The People's Glorious Revolutionary Text Adventure Game
Taylor Vaughan (2010)
The People's Glorious Revolutionary Text Adventure Game, what a name. And as you might expect it’s a game about bringing the revolution to the people, subverting capitalism, and converting a small America town to Communism. It’s a light hearted piece that doesn’t try to beat you over the head with Marxist ideas, but instead pokes fun at them in a humorous way. And humor can go a long way.
This is a medium sized game with quite a few rooms, around 20, and as far as I can tell you can access everything right from the start of the game. This breaks one of the standard rules in IF game design, which is fine, who needs rules, but the only thing is it affected my game play negatively. The problem is the headquarters isn’t gated off from the rest of the game. I think the player should be forced to go downstairs to the laboratory, so they can get all the stuff, before being allowed out the front door. I didn’t do that, and running around with half the things to solve the game started to get real frustrating. This is why you gate areas off, to force players to do certain thing that are needed for game play.
But once you head out the front door it’s time to spread the word that the revolution is on the way, and the fun begins. There a plenty of puzzles outside, it’s a mini puzzlefest, and all of them are integrated smoothly into the game. Most of the actions seem natural and there were only a few places where I got stuck on a few puzzles. For the most part, the game runs at a fast pace. But I have to say, having misleading things on a list is never good. You sit there trying to figure this riddle out only to find there is no answer. That's lame.

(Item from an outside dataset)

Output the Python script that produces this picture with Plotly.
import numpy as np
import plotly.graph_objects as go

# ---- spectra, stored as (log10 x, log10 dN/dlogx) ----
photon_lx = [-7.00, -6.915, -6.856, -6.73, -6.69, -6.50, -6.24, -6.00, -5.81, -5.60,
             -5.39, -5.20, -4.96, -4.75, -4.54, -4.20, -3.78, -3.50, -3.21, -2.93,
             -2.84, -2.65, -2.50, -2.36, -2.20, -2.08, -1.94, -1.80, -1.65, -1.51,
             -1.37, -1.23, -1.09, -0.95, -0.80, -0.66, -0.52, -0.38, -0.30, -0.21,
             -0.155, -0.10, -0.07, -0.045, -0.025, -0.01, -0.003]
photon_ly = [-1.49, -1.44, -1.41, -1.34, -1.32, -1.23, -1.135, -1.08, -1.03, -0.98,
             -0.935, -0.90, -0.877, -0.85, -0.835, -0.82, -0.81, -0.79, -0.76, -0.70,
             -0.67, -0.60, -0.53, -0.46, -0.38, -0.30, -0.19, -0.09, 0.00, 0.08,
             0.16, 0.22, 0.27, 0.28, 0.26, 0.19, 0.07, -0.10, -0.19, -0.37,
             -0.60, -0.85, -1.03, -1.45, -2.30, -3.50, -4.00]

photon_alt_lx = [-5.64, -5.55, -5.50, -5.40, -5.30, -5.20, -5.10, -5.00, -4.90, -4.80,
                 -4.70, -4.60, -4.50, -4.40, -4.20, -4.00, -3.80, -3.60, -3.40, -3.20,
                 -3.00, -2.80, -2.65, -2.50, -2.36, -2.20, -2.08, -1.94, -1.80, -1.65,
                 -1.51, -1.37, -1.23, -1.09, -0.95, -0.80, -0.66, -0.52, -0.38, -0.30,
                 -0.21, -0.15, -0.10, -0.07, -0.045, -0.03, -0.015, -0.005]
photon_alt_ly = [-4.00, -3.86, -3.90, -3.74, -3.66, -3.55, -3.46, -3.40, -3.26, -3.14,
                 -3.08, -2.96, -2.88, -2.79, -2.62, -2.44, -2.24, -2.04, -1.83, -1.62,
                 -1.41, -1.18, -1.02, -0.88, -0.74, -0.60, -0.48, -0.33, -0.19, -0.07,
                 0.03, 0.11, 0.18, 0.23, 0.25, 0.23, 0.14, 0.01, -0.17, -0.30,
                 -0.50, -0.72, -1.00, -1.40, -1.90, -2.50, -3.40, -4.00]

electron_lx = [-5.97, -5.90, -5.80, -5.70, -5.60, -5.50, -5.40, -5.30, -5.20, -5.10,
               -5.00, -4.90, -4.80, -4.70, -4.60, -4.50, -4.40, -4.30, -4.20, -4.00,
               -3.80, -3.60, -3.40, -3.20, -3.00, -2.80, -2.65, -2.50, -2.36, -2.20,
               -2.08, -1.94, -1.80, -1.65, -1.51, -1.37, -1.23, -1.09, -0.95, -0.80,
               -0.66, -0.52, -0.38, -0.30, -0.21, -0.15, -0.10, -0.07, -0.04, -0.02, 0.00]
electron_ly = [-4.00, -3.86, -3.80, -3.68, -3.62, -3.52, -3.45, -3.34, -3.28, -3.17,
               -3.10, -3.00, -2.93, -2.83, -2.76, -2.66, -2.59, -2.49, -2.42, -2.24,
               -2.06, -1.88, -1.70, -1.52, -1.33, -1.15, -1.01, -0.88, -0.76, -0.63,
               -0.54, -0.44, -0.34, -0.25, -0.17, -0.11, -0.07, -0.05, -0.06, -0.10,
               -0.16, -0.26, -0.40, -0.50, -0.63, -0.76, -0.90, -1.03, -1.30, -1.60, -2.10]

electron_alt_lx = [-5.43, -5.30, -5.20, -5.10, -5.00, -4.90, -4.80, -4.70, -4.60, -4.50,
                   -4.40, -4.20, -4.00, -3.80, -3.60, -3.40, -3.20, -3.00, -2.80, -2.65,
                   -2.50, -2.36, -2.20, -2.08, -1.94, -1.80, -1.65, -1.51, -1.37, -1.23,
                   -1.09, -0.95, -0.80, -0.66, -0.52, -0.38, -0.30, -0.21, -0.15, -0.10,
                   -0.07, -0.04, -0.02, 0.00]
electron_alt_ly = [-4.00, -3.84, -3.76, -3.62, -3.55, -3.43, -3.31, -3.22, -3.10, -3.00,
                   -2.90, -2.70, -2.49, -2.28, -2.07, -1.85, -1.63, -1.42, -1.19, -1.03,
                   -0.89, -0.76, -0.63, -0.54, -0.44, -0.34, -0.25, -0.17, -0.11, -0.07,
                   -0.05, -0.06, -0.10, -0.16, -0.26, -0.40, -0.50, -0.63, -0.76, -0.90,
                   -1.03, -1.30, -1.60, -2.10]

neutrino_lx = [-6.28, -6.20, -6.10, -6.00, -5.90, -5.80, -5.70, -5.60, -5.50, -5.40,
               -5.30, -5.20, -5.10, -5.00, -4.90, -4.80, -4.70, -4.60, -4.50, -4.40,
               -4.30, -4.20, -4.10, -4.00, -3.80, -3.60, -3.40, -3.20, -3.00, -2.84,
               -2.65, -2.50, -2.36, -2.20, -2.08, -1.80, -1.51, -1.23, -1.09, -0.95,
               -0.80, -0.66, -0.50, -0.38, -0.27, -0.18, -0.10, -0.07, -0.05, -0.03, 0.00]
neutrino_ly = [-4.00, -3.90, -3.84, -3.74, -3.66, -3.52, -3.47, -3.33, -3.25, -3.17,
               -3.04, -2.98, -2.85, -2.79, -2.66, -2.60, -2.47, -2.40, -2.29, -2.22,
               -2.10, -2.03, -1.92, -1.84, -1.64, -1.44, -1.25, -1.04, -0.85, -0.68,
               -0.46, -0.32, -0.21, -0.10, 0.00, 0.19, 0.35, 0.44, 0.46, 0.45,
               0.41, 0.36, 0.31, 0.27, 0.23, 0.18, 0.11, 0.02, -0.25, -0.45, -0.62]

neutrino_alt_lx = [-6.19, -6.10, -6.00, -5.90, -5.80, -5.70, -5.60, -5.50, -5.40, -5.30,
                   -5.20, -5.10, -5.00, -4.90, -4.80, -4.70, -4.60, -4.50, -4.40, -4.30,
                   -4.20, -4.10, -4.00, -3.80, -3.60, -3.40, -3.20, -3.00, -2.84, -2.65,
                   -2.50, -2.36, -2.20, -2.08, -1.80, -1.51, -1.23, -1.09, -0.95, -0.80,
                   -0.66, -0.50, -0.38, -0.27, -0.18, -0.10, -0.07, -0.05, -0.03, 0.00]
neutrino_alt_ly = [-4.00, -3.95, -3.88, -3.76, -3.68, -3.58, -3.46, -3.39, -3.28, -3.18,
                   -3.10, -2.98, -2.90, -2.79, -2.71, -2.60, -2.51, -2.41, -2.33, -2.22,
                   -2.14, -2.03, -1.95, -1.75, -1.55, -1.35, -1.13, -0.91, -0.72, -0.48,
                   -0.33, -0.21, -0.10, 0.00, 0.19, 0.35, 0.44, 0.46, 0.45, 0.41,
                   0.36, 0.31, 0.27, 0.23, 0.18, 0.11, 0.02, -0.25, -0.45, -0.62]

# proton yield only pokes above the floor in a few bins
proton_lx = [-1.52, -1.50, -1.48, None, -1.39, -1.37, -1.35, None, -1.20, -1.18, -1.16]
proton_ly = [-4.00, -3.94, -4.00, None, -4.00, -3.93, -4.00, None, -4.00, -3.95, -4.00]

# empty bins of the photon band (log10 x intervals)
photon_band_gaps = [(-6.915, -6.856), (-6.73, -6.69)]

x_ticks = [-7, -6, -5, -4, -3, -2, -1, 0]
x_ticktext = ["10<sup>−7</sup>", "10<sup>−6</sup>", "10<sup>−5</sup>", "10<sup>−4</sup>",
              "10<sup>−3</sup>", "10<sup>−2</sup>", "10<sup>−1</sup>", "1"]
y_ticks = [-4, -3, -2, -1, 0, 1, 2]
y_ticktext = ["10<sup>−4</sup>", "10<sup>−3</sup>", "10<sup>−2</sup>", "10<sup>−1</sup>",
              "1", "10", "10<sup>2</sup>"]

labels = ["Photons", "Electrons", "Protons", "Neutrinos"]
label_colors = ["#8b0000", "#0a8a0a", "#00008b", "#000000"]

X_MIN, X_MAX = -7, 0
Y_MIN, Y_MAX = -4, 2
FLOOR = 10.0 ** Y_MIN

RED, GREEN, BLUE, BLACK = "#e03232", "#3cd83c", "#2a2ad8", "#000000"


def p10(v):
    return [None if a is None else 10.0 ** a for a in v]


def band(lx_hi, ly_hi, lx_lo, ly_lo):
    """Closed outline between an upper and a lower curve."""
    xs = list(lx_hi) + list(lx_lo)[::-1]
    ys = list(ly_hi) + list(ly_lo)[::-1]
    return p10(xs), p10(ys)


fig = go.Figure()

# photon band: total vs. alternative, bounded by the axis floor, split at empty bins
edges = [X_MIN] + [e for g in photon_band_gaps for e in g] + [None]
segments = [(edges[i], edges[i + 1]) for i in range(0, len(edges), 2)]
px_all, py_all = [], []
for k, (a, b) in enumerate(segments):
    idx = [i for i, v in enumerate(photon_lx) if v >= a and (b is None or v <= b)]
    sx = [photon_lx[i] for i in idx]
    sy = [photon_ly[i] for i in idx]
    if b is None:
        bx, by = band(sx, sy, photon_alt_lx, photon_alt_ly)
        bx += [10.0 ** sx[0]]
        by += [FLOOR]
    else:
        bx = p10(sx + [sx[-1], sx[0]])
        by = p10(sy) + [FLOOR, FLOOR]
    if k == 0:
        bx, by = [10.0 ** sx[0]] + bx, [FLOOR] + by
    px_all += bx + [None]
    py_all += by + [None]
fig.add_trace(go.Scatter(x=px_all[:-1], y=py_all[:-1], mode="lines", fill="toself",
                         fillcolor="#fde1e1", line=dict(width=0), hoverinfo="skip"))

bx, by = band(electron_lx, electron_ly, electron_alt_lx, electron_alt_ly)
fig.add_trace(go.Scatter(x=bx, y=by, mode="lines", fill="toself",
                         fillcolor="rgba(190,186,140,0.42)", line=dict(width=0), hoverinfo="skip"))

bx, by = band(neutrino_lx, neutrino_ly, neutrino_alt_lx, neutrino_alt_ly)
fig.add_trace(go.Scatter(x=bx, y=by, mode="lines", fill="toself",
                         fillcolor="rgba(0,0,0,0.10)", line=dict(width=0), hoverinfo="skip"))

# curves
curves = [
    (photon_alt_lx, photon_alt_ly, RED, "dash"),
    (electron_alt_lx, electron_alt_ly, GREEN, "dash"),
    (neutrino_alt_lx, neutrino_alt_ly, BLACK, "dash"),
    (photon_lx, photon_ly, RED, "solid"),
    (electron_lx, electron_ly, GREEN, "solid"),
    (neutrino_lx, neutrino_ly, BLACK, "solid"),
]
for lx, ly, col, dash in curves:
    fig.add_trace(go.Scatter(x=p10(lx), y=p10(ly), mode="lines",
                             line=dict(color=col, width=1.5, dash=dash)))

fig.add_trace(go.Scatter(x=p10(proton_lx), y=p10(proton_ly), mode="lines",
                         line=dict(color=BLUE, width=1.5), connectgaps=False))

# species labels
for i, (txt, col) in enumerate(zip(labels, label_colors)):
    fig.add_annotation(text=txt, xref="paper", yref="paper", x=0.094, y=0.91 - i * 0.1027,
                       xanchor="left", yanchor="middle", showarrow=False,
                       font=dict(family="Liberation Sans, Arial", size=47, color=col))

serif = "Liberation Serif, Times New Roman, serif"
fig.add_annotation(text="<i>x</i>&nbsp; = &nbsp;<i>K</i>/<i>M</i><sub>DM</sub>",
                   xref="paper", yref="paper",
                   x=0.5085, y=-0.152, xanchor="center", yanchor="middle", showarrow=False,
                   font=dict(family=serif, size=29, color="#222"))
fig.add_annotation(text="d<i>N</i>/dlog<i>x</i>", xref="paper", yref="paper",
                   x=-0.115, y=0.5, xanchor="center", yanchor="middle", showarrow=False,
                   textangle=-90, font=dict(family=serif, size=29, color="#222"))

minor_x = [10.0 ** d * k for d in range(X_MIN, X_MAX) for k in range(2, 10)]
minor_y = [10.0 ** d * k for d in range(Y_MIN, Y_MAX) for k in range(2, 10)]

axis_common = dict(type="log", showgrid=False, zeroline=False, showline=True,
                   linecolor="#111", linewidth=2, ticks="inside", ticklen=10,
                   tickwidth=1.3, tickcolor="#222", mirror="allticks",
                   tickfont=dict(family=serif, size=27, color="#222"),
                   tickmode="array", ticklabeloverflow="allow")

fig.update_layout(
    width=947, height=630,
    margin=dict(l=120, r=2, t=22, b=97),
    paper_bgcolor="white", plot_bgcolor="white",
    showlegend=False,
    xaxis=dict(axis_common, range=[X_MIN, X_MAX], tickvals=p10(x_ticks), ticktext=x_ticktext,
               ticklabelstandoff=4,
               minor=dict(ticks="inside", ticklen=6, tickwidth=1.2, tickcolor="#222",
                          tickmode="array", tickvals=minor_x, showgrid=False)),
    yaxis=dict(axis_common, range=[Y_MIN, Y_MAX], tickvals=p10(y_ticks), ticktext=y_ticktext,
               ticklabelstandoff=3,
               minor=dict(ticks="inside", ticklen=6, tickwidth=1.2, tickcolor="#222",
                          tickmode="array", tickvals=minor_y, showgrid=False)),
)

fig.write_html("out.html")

The biggest annoyance for me was with the formatting of the text. This might be a little harder to control in Inform 7 than in I6, but here it looks like the author didn’t pay any attention to how his book looked at all. Last sentences of paragraphs sit by themselves at the bottom of the page, and there are a number of places where text blocks are smashed right up to another text block. There needs to be more vertical spaces. And this game has a bunch of useless can’t go routines, default ones no less.
But for all my harping I really liked this game. There’s plenty of exploration, tons of puzzles to unlock, a few characters to talk to, and a bit of humor that puts the icing on the cake. It’s what any game should aim for with a play area that’s easy enough to navigate without a map, and puzzles that are at a medium level of difficulty. But it’s not perfect. I scored it a 9.